§ **Exercise prompt**
Produce an exact copy of the lines below that run from the line containing "Rebuild this chart" to the line containing "const colors = ['#3e9df0', '#c0504d', '#9bbb59', '#8064a2'];", inclusive; any picture is omitted.

§ **Data extract**
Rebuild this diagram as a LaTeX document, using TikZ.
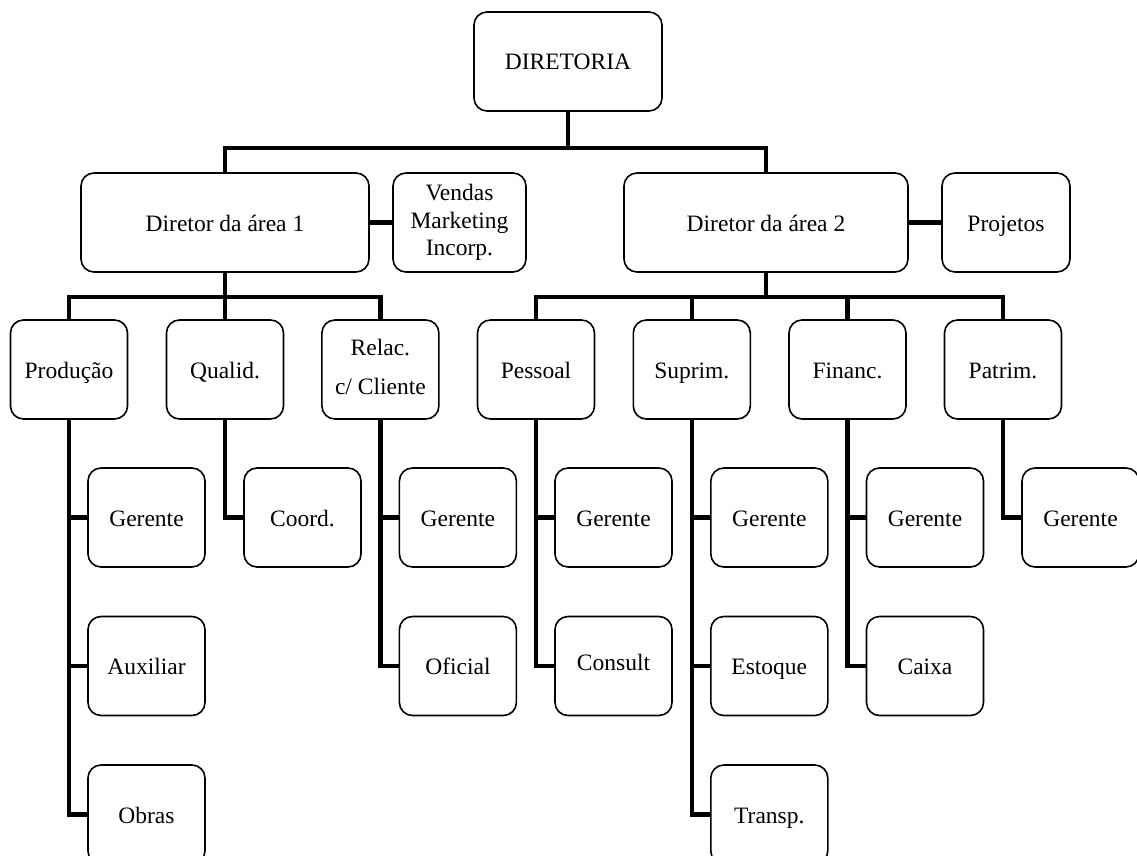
\documentclass[tikz,border=0pt]{standalone}
\usepackage{fontspec}
\setmainfont{Liberation Serif}
\newcommand\boxstrut{\rule[-5.25pt]{0pt}{27.5pt}}
\begin{document}
\begin{tikzpicture}[x=1pt,y=-1pt,
  box/.style={draw, line width=1.6pt, rounded corners=13pt, minimum width=117pt,
    minimum height=99pt, inner sep=0pt, align=center,
    font=\fontsize{23.5}{27.5}\selectfont},
  one/.style={box, execute at begin node={\boxstrut}},
  conn/.style={line width=4.6pt}]
\useasboundingbox (0,0) rectangle (1137,856);
\clip (0,0) rectangle (1137,856);
% top
\node[one, minimum width=188pt] (dir) at (568,61.5) {DIRETORIA};
\node[one, minimum width=288pt] (d1) at (225,222.5) {Diretor da área 1};
\node[box, minimum width=133pt] (ven) at (459.5,222.5) {\strut Vendas\\\strut Marketing\\\strut Incorp.};
\node[one, minimum width=284pt] (d2) at (766,222.5) {Diretor da área 2};
\node[one, minimum width=128pt] (proj) at (1006,222.5) {Projetos};
% level 3
\node[one] (prod) at (69,369.5) {Produção};
\node[one] (qual) at (225,369.5) {Qualid.};
\node[box] (rel) at (380.4,369.5) {\strut Relac.\\[12pt]\strut c/ Cliente};
\node[one] (pess) at (536,369.5) {Pessoal};
\node[one] (supr) at (691.8,369.5) {Suprim.};
\node[one] (fin) at (847.5,369.5) {Financ.};
\node[one] (patr) at (1003,369.5) {Patrim.};
% level 4
\node[one] (prodg) at (146.5,517.5) {Gerente};
\node[one] (proda) at (146.5,666) {Auxiliar};
\node[one] (prodo) at (146.5,814.5) {Obras};
\node[one] (qualc) at (302.5,517.5) {Coord.};
\node[one] (relg) at (457.9,517.5) {Gerente};
\node[one] (relo) at (457.9,666) {Oficial};
\node[one] (pessg) at (613.5,517.5) {Gerente};
\node[one] (pessc) at (613.5,666) {\raisebox{4pt}{Consult}};
\node[one] (suprg) at (769.3,517.5) {Gerente};
\node[one] (supre) at (769.3,666) {Estoque};
\node[one] (suprt) at (769.3,814.5) {Transp.};
\node[one] (fing) at (925,517.5) {Gerente};
\node[one] (finc) at (925,666) {Caixa};
\node[one] (patrg) at (1080.5,517.5) {Gerente};
% bus coordinates
\coordinate (b0) at (568,148);
\coordinate (b1) at (225,297);
\coordinate (b2) at (766,297);
% connectors
\draw[conn] (dir.south) -- (b0);
\draw[conn] (d1.north) |- (b0) -| (d2.north);
\draw[conn] (d1.east) -- (ven.west);
\draw[conn] (d2.east) -- (proj.west);
\draw[conn] (d1.south) -- (b1);
\draw[conn] (prod.north) |- (b1) -| (rel.north);
\draw[conn] (b1) -- (qual.north);
\draw[conn] (d2.south) -- (b2);
\draw[conn] (pess.north) |- (b2) -| (patr.north);
\draw[conn] (supr.north) -- (supr.north |- b2);
\draw[conn] (fin.north) -- (fin.north |- b2);
\draw[conn] (prod.south) |- (prodg.west);
\draw[conn] (prod.south) |- (proda.west);
\draw[conn] (prod.south) |- (prodo.west);
\draw[conn] (qual.south) |- (qualc.west);
\draw[conn] (rel.south) |- (relg.west);
\draw[conn] (rel.south) |- (relo.west);
\draw[conn] (pess.south) |- (pessg.west);
\draw[conn] (pess.south) |- (pessc.west);
\draw[conn] (supr.south) |- (suprg.west);
\draw[conn] (supr.south) |- (supre.west);
\draw[conn] (supr.south) |- (suprt.west);
\draw[conn] (fin.south) |- (fing.west);
\draw[conn] (fin.south) |- (finc.west);
\draw[conn] (patr.south) |- (patrg.west);
\end{tikzpicture}
\end{document}
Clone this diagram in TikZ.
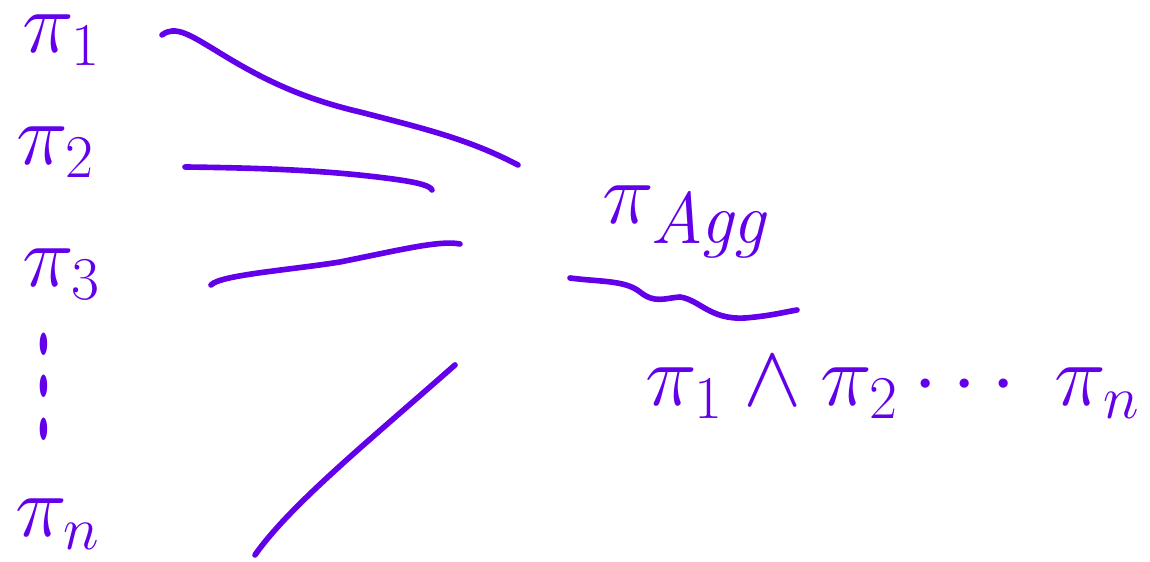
\documentclass[tikz,border=0pt]{standalone}
\usepackage{amsmath}
\usepackage{graphicx}
\definecolor{pen}{HTML}{6200EA}
\tikzset{
  ink/.style={draw=pen, line width=1.6pt, line cap=round, line join=round},
  lbl/.style={text=pen, font=\fontsize{26}{30}\selectfont, inner sep=0pt},
}
\begin{document}
\begin{tikzpicture}[x=0.01cm,y=-0.01cm]
\useasboundingbox (0,0) rectangle (1150,562);
% left labels
\node[lbl] (p1) at (62,40) {$\pi_1$};
\node[lbl] (p2) at (56,152) {$\pi_2$};
\node[lbl] (p3) at (62,274) {$\pi_3$};
\node[lbl] (vd) at (44,355) {\scalebox{1}[3.0]{$\vdots$}};
\node[lbl] (pn) at (58,524) {$\pi_n$};
% right labels
\node[lbl, font=\fontsize{30}{34}\selectfont] (agg) at (688,222) {$\pi_{\mathit{Agg}}$};
\node[lbl] (conj) at (893,388) {$\pi_1 \wedge \pi_2 \cdots\; \pi_n$};
% line end points
\coordinate (a1) at (162,35);
\coordinate (b1) at (518,165);
\coordinate (a2) at (185,167);
\coordinate (b2) at (432,190);
\coordinate (a3) at (211,285);
\coordinate (b3) at (460,244);
\coordinate (an) at (255,555);
\coordinate (bn) at (455,365);
\coordinate (t0) at (570,278);
\coordinate (t1) at (797,310);
% converging lines
\draw[ink] (a1) .. controls (175,25) and (190,35) .. (215,50)
  .. controls (260,78) and (300,98) .. (360,112)
  .. controls (430,130) and (470,140) .. (b1);
\draw[ink] (a2) .. controls (260,168) and (330,170) .. (400,180)
  .. controls (420,183) and (430,186) .. (b2);
\draw[ink] (a3) .. controls (220,275) and (290,270) .. (340,262)
  .. controls (400,250) and (440,240) .. (b3);
\draw[ink] (an) .. controls (290,505) and (370,440) .. (bn);
% tilde underline
\draw[ink] (t0) .. controls (600,282) and (625,280) .. (640,292)
  .. controls (655,304) and (665,298) .. (680,297)
  .. controls (700,300) and (710,320) .. (745,318)
  .. controls (770,316) and (785,312) .. (t1);
\end{tikzpicture}
\end{document}
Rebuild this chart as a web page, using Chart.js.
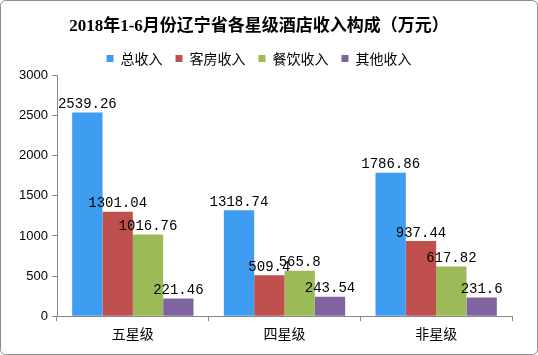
<!DOCTYPE html>
<html><head><meta charset="utf-8">
<script src="https://cdn.jsdelivr.net/npm/chart.js@4.4.0/dist/chart.umd.min.js"></script>
<style>html,body{margin:0;padding:0;background:#fff;}#wrap{width:538px;height:355px;position:relative;}</style>
</head><body><div id="wrap"><canvas id="c" width="538" height="355"></canvas></div>
<script>
const categories = ['五星级', '四星级', '非星级'];
const seriesNames = ['总收入', '客房收入', '餐饮收入', '其他收入'];
const totalIncome = [2539.26, 1318.74, 1786.86];
const roomIncome = [1301.04, 509.4, 937.44];
const foodIncome = [1016.76, 565.8, 617.82];
const otherIncome = [221.46, 243.54, 231.6];
const yTicks = [0, 500, 1000, 1500, 2000, 2500, 3000];
const colors = ['#3e9df0', '#c0504d', '#9bbb59', '#8064a2'];

const frame = {
  id: 'frame',
  beforeDraw(chart) {
    const c = chart.ctx;
    c.save();
    c.fillStyle = '#fff';
    c.fillRect(0, 0, chart.width, chart.height);
    c.restore();
  },
  afterDraw(chart) {
    const c = chart.ctx;
    c.save();
    c.strokeStyle = '#8c8c8c';
    c.lineWidth = 1;
    c.beginPath();
    c.roundRect(0.5, 0.5, chart.width - 1, chart.height - 1, 5);
    c.stroke();
    c.restore();
  }
};
const labels = {
  id: 'labels',
  afterDatasetsDraw(chart) {
    const c = chart.ctx;
    c.save();
    c.font = '14px "Liberation Mono", "DejaVu Sans Mono", monospace';
    c.fillStyle = '#000';
    c.textAlign = 'center';
    c.textBaseline = 'bottom';
    chart.data.datasets.forEach((ds, i) => {
      chart.getDatasetMeta(i).data.forEach((bar, j) => {
        c.fillText(String(ds.data[j]), bar.x, bar.y - 1);
      });
    });
    c.restore();
  }
};

new Chart(document.getElementById('c'), {
  type: 'bar',
  data: {
    labels: categories,
    datasets: [totalIncome, roomIncome, foodIncome, otherIncome].map((d, i) => ({
      label: seriesNames[i], data: d, backgroundColor: colors[i], borderWidth: 0,
      barPercentage: 1.0, categoryPercentage: 0.8
    }))
  },
  options: {
    responsive: false, animation: false, devicePixelRatio: 1,
    layout: { padding: { top: 6, right: 26, left: 6, bottom: 9 } },
    plugins: {
      title: { display: true, text: '2018年1-6月份辽宁省各星级酒店收入构成（万元）',
        color: '#000', font: { family: '"Liberation Serif", "Noto Sans CJK SC", serif', size: 17, weight: 'bold' },
        padding: { top: 10, bottom: 2 } },
      legend: { display: true, position: 'top',
        labels: { boxWidth: 7, boxHeight: 7, color: '#000', padding: 13,
          font: { family: '"Noto Sans CJK SC", sans-serif', size: 14 } } },
      tooltip: { enabled: false }
    },
    scales: {
      x: {
        grid: { display: true, drawOnChartArea: false, drawTicks: true, tickLength: 5, color: '#888', offset: true },
        border: { color: '#888' },
        ticks: { color: '#000', padding: 4, font: { family: '"Noto Sans CJK SC", sans-serif', size: 14 } }
      },
      y: {
        min: 0, max: 3000,
        afterBuildTicks(s) { s.ticks = yTicks.map(v => ({ value: v })); },
        afterFit(s) { s.width = 51; },
        grid: { display: true, drawOnChartArea: false, drawTicks: true, tickLength: 5, color: '#888' },
        border: { color: '#888' },
        ticks: { color: '#000', padding: 4, callback: v => String(v),
          font: { family: '"Liberation Sans", Arial, sans-serif', size: 13 } }
      }
    }
  },
  plugins: [frame, labels]
});
</script></body></html>
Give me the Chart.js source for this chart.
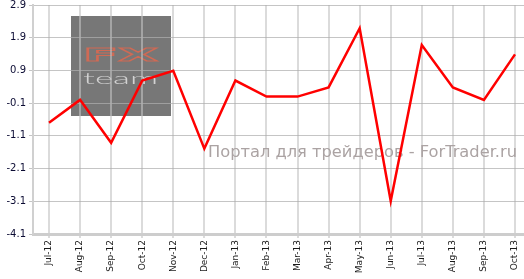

§ **Written response**
Rebuild this chart as a web page, using Chart.js.
<!DOCTYPE html>
<html><head><meta charset="utf-8">
<script src="https://cdn.jsdelivr.net/npm/chart.js@4.4.0/dist/chart.umd.min.js"></script>
<style>html,body{margin:0;padding:0;background:#fff;}#wrap{width:538px;height:355px;position:relative;}</style>
</head><body><div id="wrap"><canvas id="c" width="538" height="355"></canvas></div>
<script>
const categories = ['五星级', '四星级', '非星级'];
const seriesNames = ['总收入', '客房收入', '餐饮收入', '其他收入'];
const totalIncome = [2539.26, 1318.74, 1786.86];
const roomIncome = [1301.04, 509.4, 937.44];
const foodIncome = [1016.76, 565.8, 617.82];
const otherIncome = [221.46, 243.54, 231.6];
const yTicks = [0, 500, 1000, 1500, 2000, 2500, 3000];
const colors = ['#3e9df0', '#c0504d', '#9bbb59', '#8064a2'];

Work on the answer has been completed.